Orang biasa menanyai saya apa yang dapat mereka perbuat dengan ini, bagaimana mereka dapat mengatasinya dan menjalani kehidupan sesuai kehendak diri. Setelah berpikir keras dan lama akan persoalan ini, yang dapat saya pikirkan hanya satu kata:
Keberanian.
Jika kita hendak mengubah kisahan budaya kita, serta memungkinkan orang merasa bebas untuk menjadi siapa pun yang mereka hendaki, kita harus menunjukkan keberanian. Billy Graham mengatakan bahwa “keberanian itu menular. Ketika seorang pemberani berdiri, yang lain pun akan tegak.” Keadaan tidak akan menjadi lebih baik bila orang sekadar mengikuti norma. Perubahan ini dimulai dari Anda, dan dengan berbuat demikian sedikitnya akan memengaruhi jiwa orang yang tersentuh oleh Anda sehari-hari. Dengan sendirinya hidup ini pun layak dijalani.

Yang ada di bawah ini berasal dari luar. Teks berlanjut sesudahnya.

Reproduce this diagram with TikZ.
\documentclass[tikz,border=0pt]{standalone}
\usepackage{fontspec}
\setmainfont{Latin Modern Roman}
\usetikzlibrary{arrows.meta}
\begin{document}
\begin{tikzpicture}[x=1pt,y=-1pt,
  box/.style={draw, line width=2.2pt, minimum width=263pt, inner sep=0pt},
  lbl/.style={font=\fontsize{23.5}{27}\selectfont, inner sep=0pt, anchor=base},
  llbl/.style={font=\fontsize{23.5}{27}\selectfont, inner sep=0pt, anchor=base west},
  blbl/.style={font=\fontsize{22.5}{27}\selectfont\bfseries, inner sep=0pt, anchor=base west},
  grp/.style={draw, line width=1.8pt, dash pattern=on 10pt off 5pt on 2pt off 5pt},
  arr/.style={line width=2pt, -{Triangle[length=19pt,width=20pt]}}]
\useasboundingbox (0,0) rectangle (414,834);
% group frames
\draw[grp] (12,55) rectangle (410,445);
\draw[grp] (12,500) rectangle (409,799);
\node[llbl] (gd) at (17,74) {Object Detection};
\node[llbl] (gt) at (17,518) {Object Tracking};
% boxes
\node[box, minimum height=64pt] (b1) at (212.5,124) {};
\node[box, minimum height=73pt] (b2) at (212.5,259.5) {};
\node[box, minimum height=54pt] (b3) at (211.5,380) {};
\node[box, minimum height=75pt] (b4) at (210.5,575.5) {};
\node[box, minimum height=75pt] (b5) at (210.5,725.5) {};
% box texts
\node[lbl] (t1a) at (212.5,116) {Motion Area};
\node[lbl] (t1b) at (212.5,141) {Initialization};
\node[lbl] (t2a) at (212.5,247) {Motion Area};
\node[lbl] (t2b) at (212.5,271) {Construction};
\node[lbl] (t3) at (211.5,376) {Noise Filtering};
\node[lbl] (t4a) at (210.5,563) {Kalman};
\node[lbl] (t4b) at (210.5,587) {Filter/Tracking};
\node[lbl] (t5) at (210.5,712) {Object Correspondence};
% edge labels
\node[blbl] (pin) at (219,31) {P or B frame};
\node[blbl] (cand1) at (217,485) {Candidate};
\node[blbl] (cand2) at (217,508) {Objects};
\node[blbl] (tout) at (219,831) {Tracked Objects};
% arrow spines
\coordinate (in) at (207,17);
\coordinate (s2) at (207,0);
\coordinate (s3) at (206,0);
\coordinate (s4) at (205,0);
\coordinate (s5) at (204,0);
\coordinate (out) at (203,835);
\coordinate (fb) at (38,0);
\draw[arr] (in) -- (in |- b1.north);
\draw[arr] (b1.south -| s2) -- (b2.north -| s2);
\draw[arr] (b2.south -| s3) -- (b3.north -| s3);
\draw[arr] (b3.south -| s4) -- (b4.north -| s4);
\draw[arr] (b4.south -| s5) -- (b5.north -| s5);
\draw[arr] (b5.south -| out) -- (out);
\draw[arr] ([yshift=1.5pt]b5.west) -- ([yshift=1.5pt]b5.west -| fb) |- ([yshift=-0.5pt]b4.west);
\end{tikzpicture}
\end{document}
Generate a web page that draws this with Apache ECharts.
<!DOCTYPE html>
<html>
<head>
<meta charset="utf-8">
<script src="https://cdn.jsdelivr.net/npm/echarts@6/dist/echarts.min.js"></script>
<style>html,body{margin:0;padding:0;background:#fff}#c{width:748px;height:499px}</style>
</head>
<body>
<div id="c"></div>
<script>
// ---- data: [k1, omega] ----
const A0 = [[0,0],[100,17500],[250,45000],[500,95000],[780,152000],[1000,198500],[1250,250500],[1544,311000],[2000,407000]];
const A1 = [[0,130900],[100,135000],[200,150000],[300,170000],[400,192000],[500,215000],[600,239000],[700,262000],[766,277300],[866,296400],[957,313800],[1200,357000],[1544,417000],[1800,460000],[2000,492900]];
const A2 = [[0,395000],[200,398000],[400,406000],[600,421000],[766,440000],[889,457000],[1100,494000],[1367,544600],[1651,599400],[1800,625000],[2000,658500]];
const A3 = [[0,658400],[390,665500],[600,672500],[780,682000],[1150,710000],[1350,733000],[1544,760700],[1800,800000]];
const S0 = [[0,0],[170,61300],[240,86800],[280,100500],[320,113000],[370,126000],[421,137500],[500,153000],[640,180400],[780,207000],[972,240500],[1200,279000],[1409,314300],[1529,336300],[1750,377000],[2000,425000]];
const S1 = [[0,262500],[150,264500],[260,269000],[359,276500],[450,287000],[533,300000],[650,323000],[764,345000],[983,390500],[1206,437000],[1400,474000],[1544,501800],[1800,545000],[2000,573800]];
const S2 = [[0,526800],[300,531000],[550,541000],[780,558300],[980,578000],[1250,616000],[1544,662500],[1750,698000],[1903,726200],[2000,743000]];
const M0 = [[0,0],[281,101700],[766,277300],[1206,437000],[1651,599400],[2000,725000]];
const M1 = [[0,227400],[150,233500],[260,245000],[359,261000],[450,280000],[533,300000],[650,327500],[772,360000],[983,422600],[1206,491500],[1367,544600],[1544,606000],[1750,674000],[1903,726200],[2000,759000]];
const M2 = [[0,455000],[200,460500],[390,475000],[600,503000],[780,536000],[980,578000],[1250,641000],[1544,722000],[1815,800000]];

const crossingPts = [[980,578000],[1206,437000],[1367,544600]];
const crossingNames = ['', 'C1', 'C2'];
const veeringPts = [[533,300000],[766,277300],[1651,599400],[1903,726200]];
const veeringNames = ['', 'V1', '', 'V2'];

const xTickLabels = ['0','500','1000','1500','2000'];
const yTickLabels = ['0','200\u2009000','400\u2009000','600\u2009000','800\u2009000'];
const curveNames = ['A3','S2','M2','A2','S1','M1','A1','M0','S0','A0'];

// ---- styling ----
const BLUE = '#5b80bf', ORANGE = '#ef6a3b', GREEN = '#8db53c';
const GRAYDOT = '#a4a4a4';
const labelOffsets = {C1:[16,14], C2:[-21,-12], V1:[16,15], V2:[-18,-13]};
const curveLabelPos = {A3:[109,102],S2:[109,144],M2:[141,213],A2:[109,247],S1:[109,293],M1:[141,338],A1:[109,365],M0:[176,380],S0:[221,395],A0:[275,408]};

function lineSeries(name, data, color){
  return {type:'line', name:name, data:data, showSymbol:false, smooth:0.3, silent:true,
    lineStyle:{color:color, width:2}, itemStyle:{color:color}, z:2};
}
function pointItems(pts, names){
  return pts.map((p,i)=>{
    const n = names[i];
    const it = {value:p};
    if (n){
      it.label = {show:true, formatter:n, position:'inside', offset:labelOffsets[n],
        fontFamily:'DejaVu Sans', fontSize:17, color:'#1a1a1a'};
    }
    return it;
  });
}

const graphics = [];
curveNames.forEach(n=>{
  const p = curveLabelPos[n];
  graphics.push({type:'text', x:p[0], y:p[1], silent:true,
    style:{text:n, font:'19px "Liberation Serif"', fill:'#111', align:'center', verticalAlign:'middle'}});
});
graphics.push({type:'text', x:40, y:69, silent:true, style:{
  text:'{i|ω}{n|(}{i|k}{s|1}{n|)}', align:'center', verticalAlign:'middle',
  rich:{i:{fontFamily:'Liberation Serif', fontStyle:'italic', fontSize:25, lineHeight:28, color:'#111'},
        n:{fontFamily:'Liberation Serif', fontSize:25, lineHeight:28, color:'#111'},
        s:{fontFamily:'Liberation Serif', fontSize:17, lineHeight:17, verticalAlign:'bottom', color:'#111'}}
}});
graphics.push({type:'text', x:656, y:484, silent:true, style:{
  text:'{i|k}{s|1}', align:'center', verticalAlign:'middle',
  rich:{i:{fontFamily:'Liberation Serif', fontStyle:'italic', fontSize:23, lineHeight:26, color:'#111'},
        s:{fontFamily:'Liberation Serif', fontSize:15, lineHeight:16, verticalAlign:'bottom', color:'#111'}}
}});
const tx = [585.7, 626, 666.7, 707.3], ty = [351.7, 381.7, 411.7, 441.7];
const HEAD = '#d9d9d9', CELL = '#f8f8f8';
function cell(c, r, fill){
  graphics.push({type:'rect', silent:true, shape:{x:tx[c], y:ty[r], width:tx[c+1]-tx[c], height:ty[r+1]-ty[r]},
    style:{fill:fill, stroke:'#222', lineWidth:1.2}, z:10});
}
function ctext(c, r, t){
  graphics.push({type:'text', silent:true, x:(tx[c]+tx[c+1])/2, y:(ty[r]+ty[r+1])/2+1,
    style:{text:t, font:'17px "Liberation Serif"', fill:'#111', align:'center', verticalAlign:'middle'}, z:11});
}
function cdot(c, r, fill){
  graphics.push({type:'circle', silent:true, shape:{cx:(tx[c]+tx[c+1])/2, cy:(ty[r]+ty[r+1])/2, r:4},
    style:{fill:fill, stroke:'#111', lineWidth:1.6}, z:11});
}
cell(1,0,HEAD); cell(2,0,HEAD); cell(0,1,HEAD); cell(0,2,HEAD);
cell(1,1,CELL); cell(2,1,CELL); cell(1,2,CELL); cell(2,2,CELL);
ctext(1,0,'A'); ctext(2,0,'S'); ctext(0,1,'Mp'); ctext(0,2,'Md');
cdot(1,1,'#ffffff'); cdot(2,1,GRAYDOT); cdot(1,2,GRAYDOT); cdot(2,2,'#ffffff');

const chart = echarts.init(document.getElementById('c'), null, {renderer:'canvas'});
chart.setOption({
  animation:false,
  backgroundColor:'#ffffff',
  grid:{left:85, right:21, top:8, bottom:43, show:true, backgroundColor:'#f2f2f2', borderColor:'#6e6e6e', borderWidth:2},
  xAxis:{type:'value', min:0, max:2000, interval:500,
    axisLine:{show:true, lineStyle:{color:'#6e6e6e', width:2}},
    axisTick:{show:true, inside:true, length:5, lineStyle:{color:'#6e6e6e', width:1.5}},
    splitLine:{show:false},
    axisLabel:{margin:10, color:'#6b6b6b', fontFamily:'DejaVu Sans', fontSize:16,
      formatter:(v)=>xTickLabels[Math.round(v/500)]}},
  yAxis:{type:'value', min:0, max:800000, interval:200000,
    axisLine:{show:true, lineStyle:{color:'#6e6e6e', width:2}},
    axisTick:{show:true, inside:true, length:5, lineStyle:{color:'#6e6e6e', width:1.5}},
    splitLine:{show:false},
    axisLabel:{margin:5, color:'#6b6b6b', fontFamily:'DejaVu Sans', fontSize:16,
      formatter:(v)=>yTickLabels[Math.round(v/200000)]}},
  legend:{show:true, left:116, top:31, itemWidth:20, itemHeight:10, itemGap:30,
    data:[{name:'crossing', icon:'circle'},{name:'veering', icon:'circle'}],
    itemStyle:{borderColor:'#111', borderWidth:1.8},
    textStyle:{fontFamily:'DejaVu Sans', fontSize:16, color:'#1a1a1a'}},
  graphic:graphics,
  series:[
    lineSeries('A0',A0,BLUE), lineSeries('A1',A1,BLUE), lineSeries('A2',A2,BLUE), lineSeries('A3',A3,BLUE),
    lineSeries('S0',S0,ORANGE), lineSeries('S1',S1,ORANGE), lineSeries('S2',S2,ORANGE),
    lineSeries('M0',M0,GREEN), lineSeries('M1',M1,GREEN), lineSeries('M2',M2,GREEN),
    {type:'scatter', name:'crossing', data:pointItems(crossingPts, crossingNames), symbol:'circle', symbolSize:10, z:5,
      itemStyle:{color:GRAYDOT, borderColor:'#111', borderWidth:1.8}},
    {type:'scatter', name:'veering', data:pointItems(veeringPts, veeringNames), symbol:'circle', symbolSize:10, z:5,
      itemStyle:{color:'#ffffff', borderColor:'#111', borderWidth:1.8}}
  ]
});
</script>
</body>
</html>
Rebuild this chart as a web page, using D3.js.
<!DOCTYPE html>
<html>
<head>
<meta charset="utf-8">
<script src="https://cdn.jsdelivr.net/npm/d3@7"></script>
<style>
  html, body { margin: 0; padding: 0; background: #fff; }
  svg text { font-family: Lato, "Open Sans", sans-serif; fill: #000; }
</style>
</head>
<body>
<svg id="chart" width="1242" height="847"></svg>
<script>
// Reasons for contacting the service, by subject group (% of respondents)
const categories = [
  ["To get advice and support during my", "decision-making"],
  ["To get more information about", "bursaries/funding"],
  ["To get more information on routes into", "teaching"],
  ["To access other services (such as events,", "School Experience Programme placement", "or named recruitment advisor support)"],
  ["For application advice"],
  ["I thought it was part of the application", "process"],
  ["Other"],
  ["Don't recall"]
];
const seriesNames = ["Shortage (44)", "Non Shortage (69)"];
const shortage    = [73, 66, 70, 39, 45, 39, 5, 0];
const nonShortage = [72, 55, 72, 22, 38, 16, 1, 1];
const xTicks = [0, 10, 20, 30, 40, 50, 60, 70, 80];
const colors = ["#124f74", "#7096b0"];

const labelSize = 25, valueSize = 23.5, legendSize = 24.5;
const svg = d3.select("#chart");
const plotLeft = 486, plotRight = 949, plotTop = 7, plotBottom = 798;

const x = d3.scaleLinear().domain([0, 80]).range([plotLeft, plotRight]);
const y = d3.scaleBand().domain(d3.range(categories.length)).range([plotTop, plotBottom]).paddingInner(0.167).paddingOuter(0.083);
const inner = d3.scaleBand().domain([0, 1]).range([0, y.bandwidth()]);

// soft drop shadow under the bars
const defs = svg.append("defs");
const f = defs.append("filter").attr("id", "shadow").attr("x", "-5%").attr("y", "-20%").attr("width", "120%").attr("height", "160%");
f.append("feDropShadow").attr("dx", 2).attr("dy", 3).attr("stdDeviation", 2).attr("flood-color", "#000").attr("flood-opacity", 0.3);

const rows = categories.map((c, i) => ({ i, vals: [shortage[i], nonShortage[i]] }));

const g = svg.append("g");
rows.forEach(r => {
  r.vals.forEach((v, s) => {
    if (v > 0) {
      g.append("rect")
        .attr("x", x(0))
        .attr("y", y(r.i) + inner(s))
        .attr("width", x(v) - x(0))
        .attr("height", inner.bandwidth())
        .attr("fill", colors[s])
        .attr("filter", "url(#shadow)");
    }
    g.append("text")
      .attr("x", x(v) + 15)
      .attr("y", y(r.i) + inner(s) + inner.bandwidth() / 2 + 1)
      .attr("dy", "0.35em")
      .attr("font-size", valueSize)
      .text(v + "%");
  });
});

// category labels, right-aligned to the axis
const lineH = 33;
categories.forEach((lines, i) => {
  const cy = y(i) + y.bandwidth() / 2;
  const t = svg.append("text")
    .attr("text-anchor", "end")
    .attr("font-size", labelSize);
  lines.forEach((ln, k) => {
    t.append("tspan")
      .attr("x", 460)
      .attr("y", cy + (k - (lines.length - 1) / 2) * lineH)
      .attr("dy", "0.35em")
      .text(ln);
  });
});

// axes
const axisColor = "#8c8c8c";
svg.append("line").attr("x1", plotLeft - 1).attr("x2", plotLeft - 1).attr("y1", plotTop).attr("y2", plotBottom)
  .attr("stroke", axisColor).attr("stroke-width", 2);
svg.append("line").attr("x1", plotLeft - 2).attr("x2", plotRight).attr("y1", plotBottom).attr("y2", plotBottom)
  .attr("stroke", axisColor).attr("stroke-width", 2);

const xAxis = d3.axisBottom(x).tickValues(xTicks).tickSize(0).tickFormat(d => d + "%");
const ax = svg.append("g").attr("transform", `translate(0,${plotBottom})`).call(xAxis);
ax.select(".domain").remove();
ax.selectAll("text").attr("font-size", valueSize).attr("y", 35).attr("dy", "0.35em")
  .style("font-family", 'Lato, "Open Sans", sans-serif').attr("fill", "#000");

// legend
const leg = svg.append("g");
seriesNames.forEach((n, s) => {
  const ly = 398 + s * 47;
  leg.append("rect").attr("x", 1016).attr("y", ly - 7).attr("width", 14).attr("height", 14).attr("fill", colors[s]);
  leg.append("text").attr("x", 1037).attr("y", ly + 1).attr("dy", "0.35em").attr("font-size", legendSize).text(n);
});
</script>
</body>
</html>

Yang Anda perlu lakukan untuk menemukan keberanian ini ialah dengan menanyai diri sendiri apakah tujuan terpenting dalam hidup Anda: apakah untuk sekadar berbuat menurut harapan orang lain, ataukah untuk menjalani hakikat Anda dengan senekat mungkin? Jika Anda memilih yang terakhir, Anda tinggal mulai mengamalkannya.